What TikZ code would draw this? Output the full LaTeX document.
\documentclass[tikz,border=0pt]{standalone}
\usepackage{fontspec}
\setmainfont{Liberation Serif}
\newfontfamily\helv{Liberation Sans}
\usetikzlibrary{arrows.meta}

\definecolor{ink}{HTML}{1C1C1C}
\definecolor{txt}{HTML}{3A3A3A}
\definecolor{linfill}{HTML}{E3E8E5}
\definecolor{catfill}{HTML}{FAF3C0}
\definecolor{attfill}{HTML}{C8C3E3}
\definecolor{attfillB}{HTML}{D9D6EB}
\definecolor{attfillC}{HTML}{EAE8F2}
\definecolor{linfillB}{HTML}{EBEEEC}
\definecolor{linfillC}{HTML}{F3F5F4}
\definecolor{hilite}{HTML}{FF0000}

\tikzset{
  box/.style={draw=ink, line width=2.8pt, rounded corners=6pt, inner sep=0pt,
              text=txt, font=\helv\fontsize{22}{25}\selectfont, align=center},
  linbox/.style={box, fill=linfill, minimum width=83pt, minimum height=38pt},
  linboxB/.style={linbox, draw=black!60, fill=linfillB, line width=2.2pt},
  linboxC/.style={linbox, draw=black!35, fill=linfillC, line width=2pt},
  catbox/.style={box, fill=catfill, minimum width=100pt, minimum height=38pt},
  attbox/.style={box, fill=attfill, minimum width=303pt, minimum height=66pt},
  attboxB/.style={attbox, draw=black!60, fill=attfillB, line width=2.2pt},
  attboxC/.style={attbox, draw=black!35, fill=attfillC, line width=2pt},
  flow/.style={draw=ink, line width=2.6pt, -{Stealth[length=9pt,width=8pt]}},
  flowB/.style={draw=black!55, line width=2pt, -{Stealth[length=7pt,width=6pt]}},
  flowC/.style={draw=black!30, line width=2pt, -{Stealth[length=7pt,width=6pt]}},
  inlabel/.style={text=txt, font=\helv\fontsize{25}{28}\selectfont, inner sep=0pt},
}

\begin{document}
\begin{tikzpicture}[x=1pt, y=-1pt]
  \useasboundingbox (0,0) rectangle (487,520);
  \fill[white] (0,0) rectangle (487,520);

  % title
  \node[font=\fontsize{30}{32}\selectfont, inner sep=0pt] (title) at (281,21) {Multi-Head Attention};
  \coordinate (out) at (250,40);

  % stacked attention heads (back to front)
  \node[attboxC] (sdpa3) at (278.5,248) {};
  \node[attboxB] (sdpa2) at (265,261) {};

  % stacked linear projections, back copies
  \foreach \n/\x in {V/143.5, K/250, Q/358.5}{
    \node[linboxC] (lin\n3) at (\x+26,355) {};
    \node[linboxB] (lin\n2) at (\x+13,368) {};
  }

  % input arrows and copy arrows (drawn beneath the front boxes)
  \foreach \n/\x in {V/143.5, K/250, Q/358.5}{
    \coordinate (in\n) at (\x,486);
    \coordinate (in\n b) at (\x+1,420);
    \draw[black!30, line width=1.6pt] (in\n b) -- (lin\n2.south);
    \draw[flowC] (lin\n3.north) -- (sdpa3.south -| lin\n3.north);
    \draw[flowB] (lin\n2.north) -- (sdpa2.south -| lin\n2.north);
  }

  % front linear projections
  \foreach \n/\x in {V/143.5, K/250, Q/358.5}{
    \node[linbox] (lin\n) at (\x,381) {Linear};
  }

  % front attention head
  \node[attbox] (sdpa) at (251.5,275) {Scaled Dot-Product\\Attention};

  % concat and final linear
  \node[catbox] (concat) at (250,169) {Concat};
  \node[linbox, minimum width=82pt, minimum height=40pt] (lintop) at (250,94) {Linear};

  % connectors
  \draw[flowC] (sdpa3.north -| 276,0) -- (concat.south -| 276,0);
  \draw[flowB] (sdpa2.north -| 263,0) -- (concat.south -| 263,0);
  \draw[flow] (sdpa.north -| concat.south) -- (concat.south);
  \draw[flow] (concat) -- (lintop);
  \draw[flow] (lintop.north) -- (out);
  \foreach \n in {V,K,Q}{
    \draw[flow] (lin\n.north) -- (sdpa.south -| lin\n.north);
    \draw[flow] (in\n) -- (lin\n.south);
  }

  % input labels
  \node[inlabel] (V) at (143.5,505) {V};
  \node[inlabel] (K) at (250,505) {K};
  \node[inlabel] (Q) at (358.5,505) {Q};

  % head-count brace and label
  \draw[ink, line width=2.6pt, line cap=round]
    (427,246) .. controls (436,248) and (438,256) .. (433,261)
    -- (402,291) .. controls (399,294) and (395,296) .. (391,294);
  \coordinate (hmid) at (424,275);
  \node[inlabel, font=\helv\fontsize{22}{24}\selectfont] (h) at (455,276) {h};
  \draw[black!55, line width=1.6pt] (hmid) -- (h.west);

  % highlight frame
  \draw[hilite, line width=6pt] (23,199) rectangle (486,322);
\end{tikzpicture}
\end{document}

_ _ _ _ _ _ _

§ **REQUEST**
Look at the material above and copy, word for word, its lines from the first through the one containing "(sdpa2) at (265,261)".

§ **EXERCISE OUTPUT**
What TikZ code would draw this? Output the full LaTeX document.
\documentclass[tikz,border=0pt]{standalone}
\usepackage{fontspec}
\setmainfont{Liberation Serif}
\newfontfamily\helv{Liberation Sans}
\usetikzlibrary{arrows.meta}

\definecolor{ink}{HTML}{1C1C1C}
\definecolor{txt}{HTML}{3A3A3A}
\definecolor{linfill}{HTML}{E3E8E5}
\definecolor{catfill}{HTML}{FAF3C0}
\definecolor{attfill}{HTML}{C8C3E3}
\definecolor{attfillB}{HTML}{D9D6EB}
\definecolor{attfillC}{HTML}{EAE8F2}
\definecolor{linfillB}{HTML}{EBEEEC}
\definecolor{linfillC}{HTML}{F3F5F4}
\definecolor{hilite}{HTML}{FF0000}

\tikzset{
  box/.style={draw=ink, line width=2.8pt, rounded corners=6pt, inner sep=0pt,
              text=txt, font=\helv\fontsize{22}{25}\selectfont, align=center},
  linbox/.style={box, fill=linfill, minimum width=83pt, minimum height=38pt},
  linboxB/.style={linbox, draw=black!60, fill=linfillB, line width=2.2pt},
  linboxC/.style={linbox, draw=black!35, fill=linfillC, line width=2pt},
  catbox/.style={box, fill=catfill, minimum width=100pt, minimum height=38pt},
  attbox/.style={box, fill=attfill, minimum width=303pt, minimum height=66pt},
  attboxB/.style={attbox, draw=black!60, fill=attfillB, line width=2.2pt},
  attboxC/.style={attbox, draw=black!35, fill=attfillC, line width=2pt},
  flow/.style={draw=ink, line width=2.6pt, -{Stealth[length=9pt,width=8pt]}},
  flowB/.style={draw=black!55, line width=2pt, -{Stealth[length=7pt,width=6pt]}},
  flowC/.style={draw=black!30, line width=2pt, -{Stealth[length=7pt,width=6pt]}},
  inlabel/.style={text=txt, font=\helv\fontsize{25}{28}\selectfont, inner sep=0pt},
}

\begin{document}
\begin{tikzpicture}[x=1pt, y=-1pt]
  \useasboundingbox (0,0) rectangle (487,520);
  \fill[white] (0,0) rectangle (487,520);

  % title
  \node[font=\fontsize{30}{32}\selectfont, inner sep=0pt] (title) at (281,21) {Multi-Head Attention};
  \coordinate (out) at (250,40);

  % stacked attention heads (back to front)
  \node[attboxC] (sdpa3) at (278.5,248) {};
  \node[attboxB] (sdpa2) at (265,261) {};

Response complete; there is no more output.